Когда большевики расправлялись с Романовыми, Ольгу Александровну спасло замужнее положение. Отныне она была всего лишь г-жой Куликовской, женой русского полковника… Полковник, как и подобало русским офицерам, желал служить Отечеству в рядах Белой армии. С огромным риском удалось супругам вместе с двумя маленькими сыновьями пробраться на Дон. И что же? Генерал Деникин встретил их надменным отказом: де, Добровольческая армия в Романовых не нуждается… Так и прожили Куликовские в приютившей их казачьей семье до той поры, пока Армия не начала стремительно откатываться к морю…

Покинуть Россию Великой княгине удалось чудом. Оказавшись заграницей, она с семьёй поселилась в Дании. Куликовские завели свою ферму, Ольга успешно занималась живописью, продавая свои картины. Кто бы мог подумать, что занятия живописью однажды помогут ей прокормить свою семью!

Но, вот, настал 1945-й год, и Куликовским пришлось бежать вновь. Нет, они не поддерживали немцев, ведь сугубо мирный и аполитичный образ жизни. Однако, когда в дом Великой Княгини приходили русские перебежчики, она не считала возможным прогнать их, принимала, выслушивала. Советские власти, разумеется, предъявили ей обвинение в пособничестве «фашизму». Человеконенавистническая большевистская система, украсившись теперь лавровым венцом победы, добытой кровью русских людей, ныне во что бы то ни стало стремилась добраться до тех, кто сумел выскользнуть из её когтей четверть века назад.

Дания не готова была к противостоянию с СССР, и, дабы не рисковать самим и не ставить в трудное положение родину Императрицы-матери, Куликовские уехали в США. Там купили они другую ферму и показали себя умелыми и рачительными хозяевами.

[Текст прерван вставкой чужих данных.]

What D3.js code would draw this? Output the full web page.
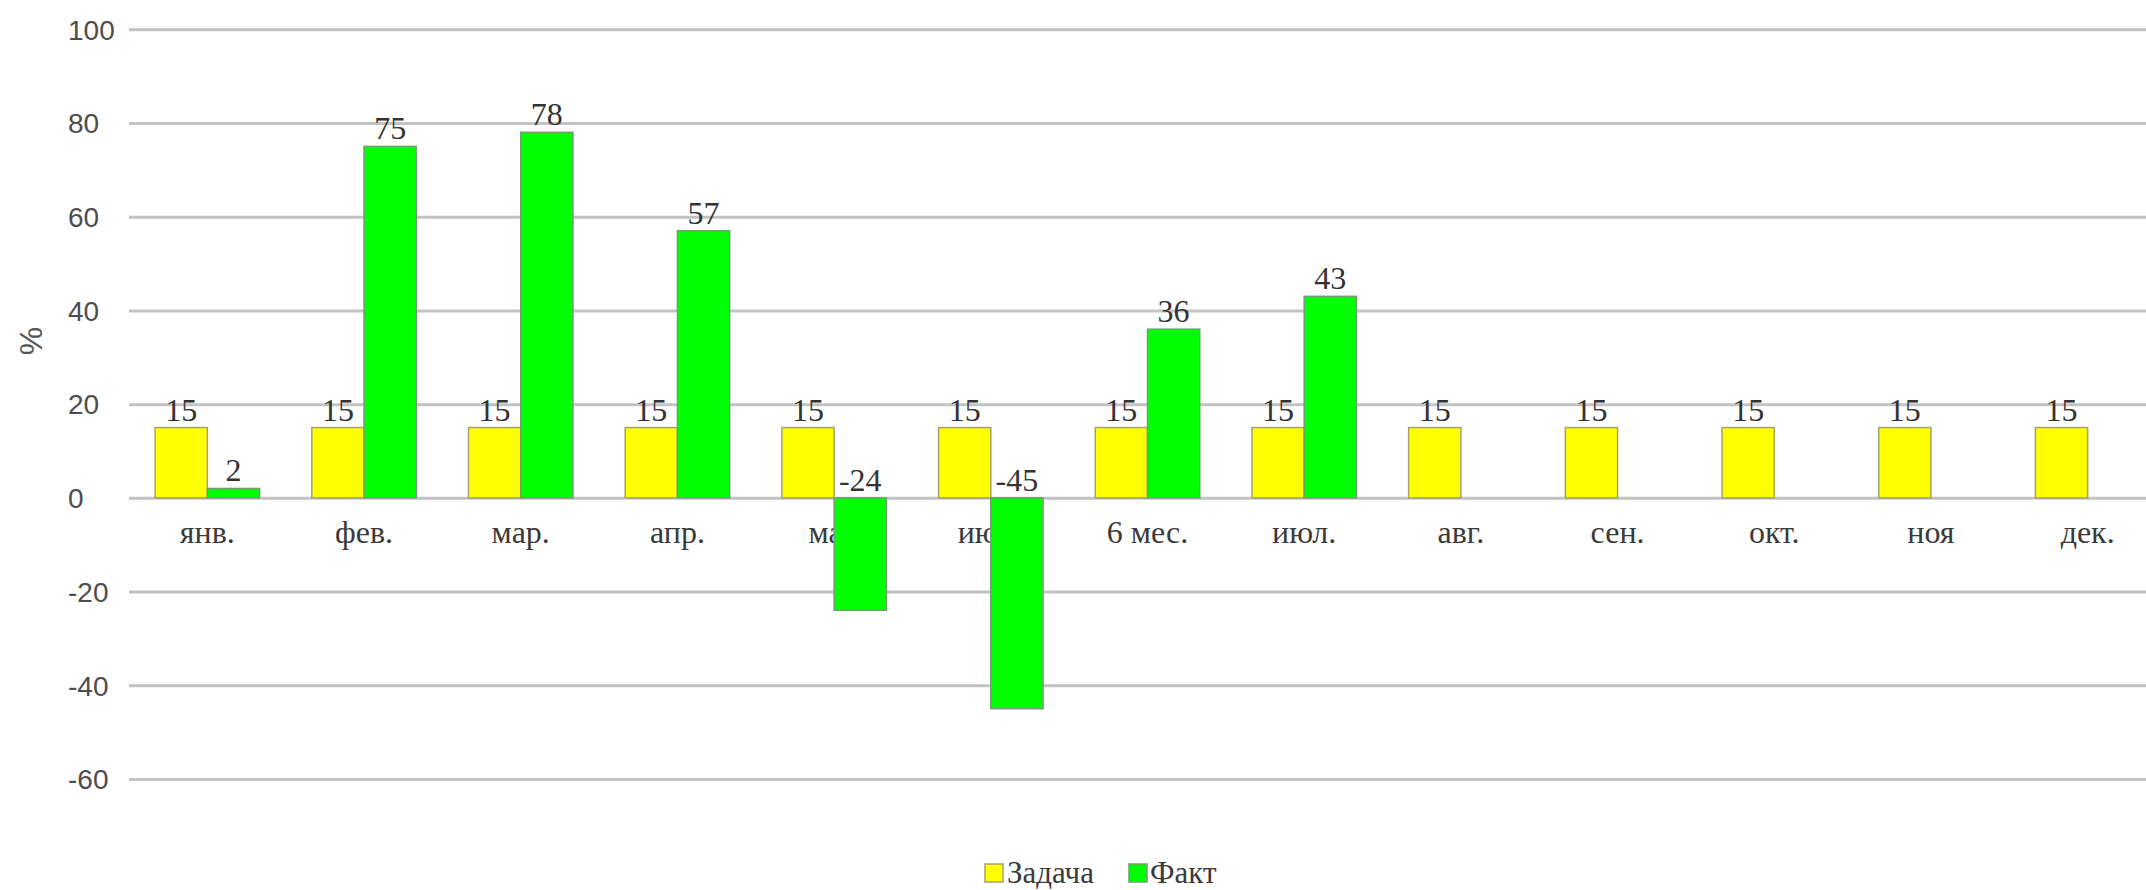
<!DOCTYPE html>
<html>
<head>
<meta charset="utf-8">
<script src="https://cdn.jsdelivr.net/npm/d3@7"></script>
<style>
  html, body { margin: 0; padding: 0; background: #fff; }
  svg { display: block; }
</style>
</head>
<body>
<svg id="chart" width="2146" height="890"></svg>
<script>
const categories = ["янв.", "фев.", "мар.", "апр.", "май", "июн.", "6 мес.", "июл.", "авг.", "сен.", "окт.", "ноя", "дек."];
const seriesNames = ["Задача", "Факт"];
const taskValues = [15, 15, 15, 15, 15, 15, 15, 15, 15, 15, 15, 15, 15];
const factValues = [2, 75, 78, 57, -24, -45, 36, 43, null, null, null, null, null];
const yTicks = [100, 80, 60, 40, 20, 0, -20, -40, -60];
const yTitle = "%";
const colors = ["#FFFF00", "#00FF00"];

const svg = d3.select("#chart");
const plotLeft = 129, plotRight = 2166, plotTop = 29.25, plotBottom = 779;

const x0 = d3.scaleBand().domain(categories).range([plotLeft, plotRight]).paddingInner(0).paddingOuter(0);
const bw = x0.bandwidth();
const x1 = d3.scaleBand().domain(seriesNames).range([bw / 6, bw * 5 / 6]).padding(0);
const y = d3.scaleLinear().domain([-60, 100]).range([plotBottom, plotTop]);

// gridlines + y tick labels
const yAxis = d3.axisLeft(y).tickValues(yTicks).tickSize(-(plotRight - plotLeft)).tickFormat(d => String(d));
const gy = svg.append("g").attr("transform", `translate(${plotLeft},0)`).call(yAxis);
gy.select(".domain").remove();
gy.selectAll(".tick line").attr("stroke", "#c3c3c3").attr("stroke-width", 3);
gy.selectAll(".tick text")
  .attr("x", 68 - plotLeft)
  .attr("dy", "0.35em")
  .attr("text-anchor", "start")
  .attr("fill", "#4d4d4d")
  .style("font-family", "'Liberation Sans', Arial, sans-serif")
  .style("font-size", "28px");

// y-axis title
svg.append("text")
  .attr("transform", `translate(31,341) rotate(-90)`)
  .attr("text-anchor", "middle")
  .attr("dy", "0.35em")
  .attr("fill", "#555")
  .style("font-family", "'Liberation Sans', Arial, sans-serif")
  .style("font-size", "32px")
  .text(yTitle);

// x category labels (drawn before bars so bars cover them)
svg.append("g").selectAll("text").data(categories).join("text")
  .attr("x", d => x0(d) + bw / 2)
  .attr("y", 543)
  .attr("text-anchor", "middle")
  .attr("fill", "#3a3a3a")
  .style("font-family", "'Liberation Serif', 'Times New Roman', serif")
  .style("font-size", "32px")
  .text(d => d);

// bars
const rows = categories.map((c, i) => ({ cat: c, vals: [taskValues[i], factValues[i]] }));
const groups = svg.append("g").selectAll("g").data(rows).join("g")
  .attr("transform", d => `translate(${x0(d.cat)},0)`);

groups.selectAll("rect")
  .data(d => d.vals.map((v, j) => ({ s: seriesNames[j], v, j })).filter(e => e.v !== null))
  .join("rect")
  .attr("x", d => x1(d.s))
  .attr("width", x1.bandwidth())
  .attr("y", d => Math.min(y(d.v), y(0)))
  .attr("height", d => Math.abs(y(d.v) - y(0)))
  .attr("fill", d => colors[d.j])
  .attr("stroke", d => d.j === 0 ? "#a3a36a" : "#6f9f6f")
  .attr("stroke-width", 1.5);

// data labels
groups.selectAll("text")
  .data(d => d.vals.map((v, j) => ({ s: seriesNames[j], v, j })).filter(e => e.v !== null))
  .join("text")
  .attr("x", d => x1(d.s) + x1.bandwidth() / 2)
  .attr("y", d => Math.min(y(d.v), y(0)) - 7)
  .attr("text-anchor", "middle")
  .attr("fill", "#333")
  .style("font-family", "'Liberation Serif', 'Times New Roman', serif")
  .style("font-size", "32px")
  .text(d => d.v);

// legend
const legend = svg.append("g");
const legendItems = [
  { name: seriesNames[0], color: colors[0], sx: 985, tx: 1007, stroke: "#a3a36a" },
  { name: seriesNames[1], color: colors[1], sx: 1129, tx: 1150, stroke: "#6f9f6f" }
];
legend.selectAll("rect").data(legendItems).join("rect")
  .attr("x", d => d.sx).attr("y", 864).attr("width", 18).attr("height", 18)
  .attr("fill", d => d.color).attr("stroke", d => d.stroke).attr("stroke-width", 1.5);
legend.selectAll("text").data(legendItems).join("text")
  .attr("x", d => d.tx).attr("y", 883)
  .attr("fill", "#3a3a3a")
  .style("font-family", "'Liberation Serif', 'Times New Roman', serif")
  .style("font-size", "31px")
  .text(d => d.name);
</script>
</body>
</html>
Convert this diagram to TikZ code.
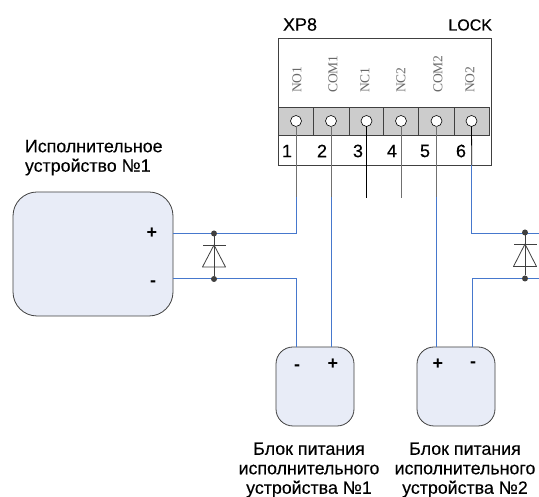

Своего мужа Ольга Александровна пережила лишь на два года. Незадолго до смерти она успела надиктовать свои воспоминания, бесценный документ для понимания жизни последних русских Императоров. Последняя русская царевна, дочь и сестра Императоров, она уходила из жизни скромной американской фермершей, признанной по обе стороны океана художницей, матерью, бабушкой замечательных внуков, чьи потомки и ныне продолжают род Императора Александра Третьего, преданной дочерью своей страны – великой России.